Scan the data for "with" and copy the lines it appears in.
*** RECORDS FOR PROCESSING
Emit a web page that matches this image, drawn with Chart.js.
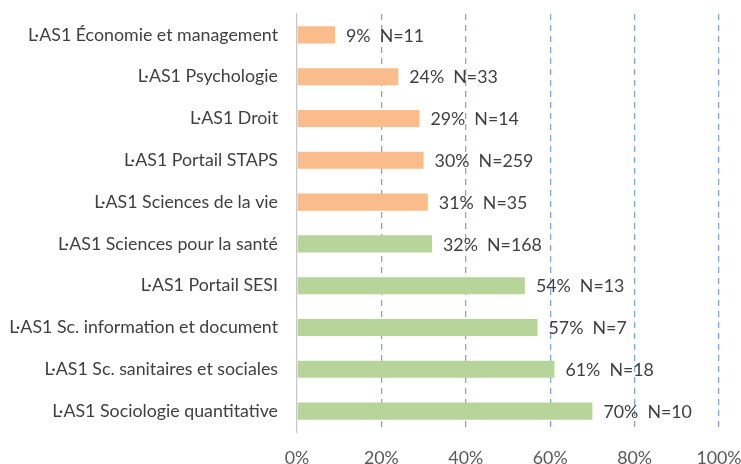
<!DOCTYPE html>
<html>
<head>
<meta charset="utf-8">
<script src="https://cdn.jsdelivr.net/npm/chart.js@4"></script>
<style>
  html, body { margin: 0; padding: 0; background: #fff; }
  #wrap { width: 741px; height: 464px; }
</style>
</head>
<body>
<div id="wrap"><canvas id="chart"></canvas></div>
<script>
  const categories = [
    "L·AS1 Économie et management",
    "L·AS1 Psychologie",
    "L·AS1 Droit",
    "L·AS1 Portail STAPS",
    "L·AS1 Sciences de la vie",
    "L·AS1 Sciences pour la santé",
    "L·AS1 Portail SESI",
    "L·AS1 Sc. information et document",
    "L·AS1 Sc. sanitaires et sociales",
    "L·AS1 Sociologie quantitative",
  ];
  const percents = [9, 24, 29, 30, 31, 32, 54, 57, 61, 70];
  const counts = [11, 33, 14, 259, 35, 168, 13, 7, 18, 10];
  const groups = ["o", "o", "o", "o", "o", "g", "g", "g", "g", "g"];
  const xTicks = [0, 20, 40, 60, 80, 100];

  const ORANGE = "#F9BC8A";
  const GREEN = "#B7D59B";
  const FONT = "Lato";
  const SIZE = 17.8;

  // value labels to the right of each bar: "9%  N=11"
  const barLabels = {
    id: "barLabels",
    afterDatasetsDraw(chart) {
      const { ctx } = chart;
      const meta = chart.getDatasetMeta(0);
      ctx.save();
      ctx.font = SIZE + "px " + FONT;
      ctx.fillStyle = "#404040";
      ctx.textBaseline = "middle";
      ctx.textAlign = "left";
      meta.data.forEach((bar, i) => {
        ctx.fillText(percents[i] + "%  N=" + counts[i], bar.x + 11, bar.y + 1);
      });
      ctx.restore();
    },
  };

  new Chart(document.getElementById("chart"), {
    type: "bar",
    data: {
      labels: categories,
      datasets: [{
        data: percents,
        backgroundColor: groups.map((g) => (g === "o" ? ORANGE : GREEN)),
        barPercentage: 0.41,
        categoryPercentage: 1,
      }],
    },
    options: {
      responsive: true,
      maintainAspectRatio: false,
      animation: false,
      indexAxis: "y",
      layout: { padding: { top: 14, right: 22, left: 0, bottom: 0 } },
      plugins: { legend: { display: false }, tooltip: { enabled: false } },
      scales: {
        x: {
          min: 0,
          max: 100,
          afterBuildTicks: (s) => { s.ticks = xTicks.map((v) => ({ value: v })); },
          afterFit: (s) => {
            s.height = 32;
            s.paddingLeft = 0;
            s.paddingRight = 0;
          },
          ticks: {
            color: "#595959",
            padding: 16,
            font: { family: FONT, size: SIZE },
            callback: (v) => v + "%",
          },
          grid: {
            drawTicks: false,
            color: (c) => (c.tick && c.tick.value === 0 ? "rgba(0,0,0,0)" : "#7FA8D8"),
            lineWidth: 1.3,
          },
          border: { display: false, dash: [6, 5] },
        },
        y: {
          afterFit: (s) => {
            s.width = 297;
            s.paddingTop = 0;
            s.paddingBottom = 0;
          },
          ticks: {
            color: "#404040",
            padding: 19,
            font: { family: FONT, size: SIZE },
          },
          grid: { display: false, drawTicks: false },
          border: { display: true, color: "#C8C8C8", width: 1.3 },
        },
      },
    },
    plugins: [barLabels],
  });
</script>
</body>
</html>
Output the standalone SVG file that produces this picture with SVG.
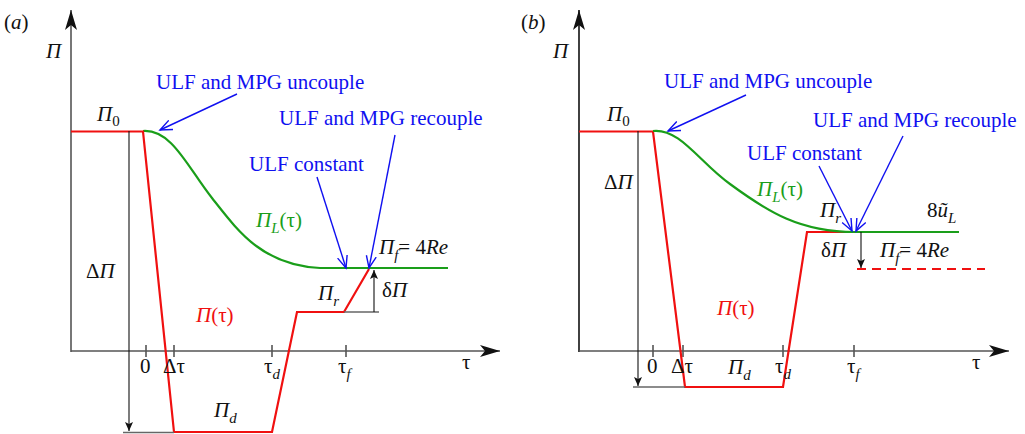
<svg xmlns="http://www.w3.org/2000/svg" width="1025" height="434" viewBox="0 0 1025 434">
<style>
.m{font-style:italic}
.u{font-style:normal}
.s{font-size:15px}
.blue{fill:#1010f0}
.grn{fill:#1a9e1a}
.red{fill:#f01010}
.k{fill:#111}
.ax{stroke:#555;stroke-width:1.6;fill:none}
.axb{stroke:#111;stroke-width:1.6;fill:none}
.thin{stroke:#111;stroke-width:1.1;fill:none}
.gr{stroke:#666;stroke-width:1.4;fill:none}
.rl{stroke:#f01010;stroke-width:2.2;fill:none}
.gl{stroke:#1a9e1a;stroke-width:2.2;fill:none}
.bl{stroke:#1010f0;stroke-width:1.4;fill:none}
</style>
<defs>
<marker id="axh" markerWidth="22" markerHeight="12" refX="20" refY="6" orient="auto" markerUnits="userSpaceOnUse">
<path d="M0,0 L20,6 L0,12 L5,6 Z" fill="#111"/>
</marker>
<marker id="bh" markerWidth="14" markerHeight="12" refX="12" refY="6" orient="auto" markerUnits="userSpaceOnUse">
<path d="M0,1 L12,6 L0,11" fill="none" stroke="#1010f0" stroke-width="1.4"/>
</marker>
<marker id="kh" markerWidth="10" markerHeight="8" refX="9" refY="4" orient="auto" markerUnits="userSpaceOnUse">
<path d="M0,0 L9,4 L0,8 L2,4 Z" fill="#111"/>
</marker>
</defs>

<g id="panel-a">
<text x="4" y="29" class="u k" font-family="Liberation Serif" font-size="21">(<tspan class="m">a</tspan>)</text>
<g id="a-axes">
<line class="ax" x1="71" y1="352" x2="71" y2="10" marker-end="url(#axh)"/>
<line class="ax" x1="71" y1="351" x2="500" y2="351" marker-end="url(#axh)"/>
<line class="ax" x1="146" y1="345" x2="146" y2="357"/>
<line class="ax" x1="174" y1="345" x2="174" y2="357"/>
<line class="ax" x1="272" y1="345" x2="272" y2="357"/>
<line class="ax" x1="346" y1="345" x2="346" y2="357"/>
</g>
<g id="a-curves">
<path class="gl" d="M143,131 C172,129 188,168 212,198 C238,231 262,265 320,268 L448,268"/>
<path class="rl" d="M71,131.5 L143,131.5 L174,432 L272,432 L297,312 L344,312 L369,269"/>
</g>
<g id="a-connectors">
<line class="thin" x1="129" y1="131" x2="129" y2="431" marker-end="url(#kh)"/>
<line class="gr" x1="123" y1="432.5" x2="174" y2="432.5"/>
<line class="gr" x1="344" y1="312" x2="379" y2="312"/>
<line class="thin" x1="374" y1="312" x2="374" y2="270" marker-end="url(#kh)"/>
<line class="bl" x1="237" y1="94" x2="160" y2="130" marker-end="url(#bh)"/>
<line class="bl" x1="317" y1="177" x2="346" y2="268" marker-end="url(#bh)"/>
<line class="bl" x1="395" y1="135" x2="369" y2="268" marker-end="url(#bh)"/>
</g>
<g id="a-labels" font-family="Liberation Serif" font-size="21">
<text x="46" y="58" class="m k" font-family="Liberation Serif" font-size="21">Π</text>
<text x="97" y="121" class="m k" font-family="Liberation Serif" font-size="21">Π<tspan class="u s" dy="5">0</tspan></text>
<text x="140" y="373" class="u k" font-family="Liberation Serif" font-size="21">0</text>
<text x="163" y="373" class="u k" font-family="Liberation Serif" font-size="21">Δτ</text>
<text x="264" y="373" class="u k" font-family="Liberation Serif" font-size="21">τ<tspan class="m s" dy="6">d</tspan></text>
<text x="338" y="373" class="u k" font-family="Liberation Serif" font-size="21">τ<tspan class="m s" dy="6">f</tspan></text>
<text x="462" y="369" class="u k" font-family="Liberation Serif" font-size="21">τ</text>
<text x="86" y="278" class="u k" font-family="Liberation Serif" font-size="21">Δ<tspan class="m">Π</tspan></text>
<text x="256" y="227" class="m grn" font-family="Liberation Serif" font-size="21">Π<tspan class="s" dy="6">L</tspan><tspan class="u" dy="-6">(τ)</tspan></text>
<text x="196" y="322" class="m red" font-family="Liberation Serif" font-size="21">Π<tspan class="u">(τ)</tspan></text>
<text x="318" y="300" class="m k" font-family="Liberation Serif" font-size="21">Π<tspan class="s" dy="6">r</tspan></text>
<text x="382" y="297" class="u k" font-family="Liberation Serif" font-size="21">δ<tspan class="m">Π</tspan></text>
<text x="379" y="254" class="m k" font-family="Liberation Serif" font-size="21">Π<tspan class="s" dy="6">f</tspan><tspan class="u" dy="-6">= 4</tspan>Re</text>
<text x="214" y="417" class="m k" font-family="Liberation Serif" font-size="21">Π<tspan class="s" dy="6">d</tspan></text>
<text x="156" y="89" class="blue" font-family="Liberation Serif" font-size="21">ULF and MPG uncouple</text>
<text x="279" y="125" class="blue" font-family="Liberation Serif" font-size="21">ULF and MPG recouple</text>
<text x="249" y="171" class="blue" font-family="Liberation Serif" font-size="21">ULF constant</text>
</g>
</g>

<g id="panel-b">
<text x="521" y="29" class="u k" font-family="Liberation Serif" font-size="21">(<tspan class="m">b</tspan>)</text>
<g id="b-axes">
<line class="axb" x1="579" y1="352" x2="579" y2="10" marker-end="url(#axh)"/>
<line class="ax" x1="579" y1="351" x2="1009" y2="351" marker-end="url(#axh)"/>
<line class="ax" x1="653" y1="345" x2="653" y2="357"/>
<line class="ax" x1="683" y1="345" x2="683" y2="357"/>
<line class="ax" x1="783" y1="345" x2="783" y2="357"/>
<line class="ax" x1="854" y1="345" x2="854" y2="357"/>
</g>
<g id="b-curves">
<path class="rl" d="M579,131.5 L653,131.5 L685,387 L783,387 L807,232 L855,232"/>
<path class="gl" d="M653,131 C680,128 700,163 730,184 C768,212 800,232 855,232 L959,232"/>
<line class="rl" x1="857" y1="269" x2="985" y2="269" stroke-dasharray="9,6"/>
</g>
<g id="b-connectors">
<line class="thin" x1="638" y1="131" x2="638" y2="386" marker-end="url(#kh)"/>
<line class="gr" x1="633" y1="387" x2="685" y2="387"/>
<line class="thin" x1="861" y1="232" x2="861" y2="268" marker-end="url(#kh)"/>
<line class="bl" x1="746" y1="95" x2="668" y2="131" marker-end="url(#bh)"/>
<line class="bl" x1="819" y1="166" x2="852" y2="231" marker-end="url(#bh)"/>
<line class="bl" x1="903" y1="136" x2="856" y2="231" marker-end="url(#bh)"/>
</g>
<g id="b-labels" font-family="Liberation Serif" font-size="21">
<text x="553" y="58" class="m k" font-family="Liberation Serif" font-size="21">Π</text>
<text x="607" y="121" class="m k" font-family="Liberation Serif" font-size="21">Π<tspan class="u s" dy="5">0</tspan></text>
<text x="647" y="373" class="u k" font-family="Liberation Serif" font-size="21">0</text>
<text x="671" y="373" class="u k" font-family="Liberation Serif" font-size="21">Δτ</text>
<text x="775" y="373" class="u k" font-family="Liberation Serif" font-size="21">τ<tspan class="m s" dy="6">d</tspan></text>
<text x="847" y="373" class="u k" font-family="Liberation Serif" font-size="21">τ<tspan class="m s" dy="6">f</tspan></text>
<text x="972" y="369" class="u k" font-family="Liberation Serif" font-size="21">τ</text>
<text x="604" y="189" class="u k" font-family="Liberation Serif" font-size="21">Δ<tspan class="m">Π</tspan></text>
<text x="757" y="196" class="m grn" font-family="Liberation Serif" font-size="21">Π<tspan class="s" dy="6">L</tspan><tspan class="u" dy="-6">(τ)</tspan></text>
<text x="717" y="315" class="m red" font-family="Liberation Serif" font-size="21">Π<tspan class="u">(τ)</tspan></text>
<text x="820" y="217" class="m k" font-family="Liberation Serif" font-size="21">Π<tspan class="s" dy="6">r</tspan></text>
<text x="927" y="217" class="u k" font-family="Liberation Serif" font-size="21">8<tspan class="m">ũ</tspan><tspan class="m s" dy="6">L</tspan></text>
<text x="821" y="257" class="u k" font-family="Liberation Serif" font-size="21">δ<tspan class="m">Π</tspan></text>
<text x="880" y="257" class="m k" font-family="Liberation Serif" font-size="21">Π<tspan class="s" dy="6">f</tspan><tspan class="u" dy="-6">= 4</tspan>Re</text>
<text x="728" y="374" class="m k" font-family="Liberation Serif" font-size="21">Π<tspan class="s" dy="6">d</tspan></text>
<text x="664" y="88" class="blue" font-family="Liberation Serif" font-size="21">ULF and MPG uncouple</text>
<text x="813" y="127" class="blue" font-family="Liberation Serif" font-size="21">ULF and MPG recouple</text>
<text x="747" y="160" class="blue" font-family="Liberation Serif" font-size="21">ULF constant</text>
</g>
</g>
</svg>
******
OUTPUT BELOW >>
Emit a web page that matches this image, drawn with Chart.js.
Output the standalone SVG file that produces this picture with SVG.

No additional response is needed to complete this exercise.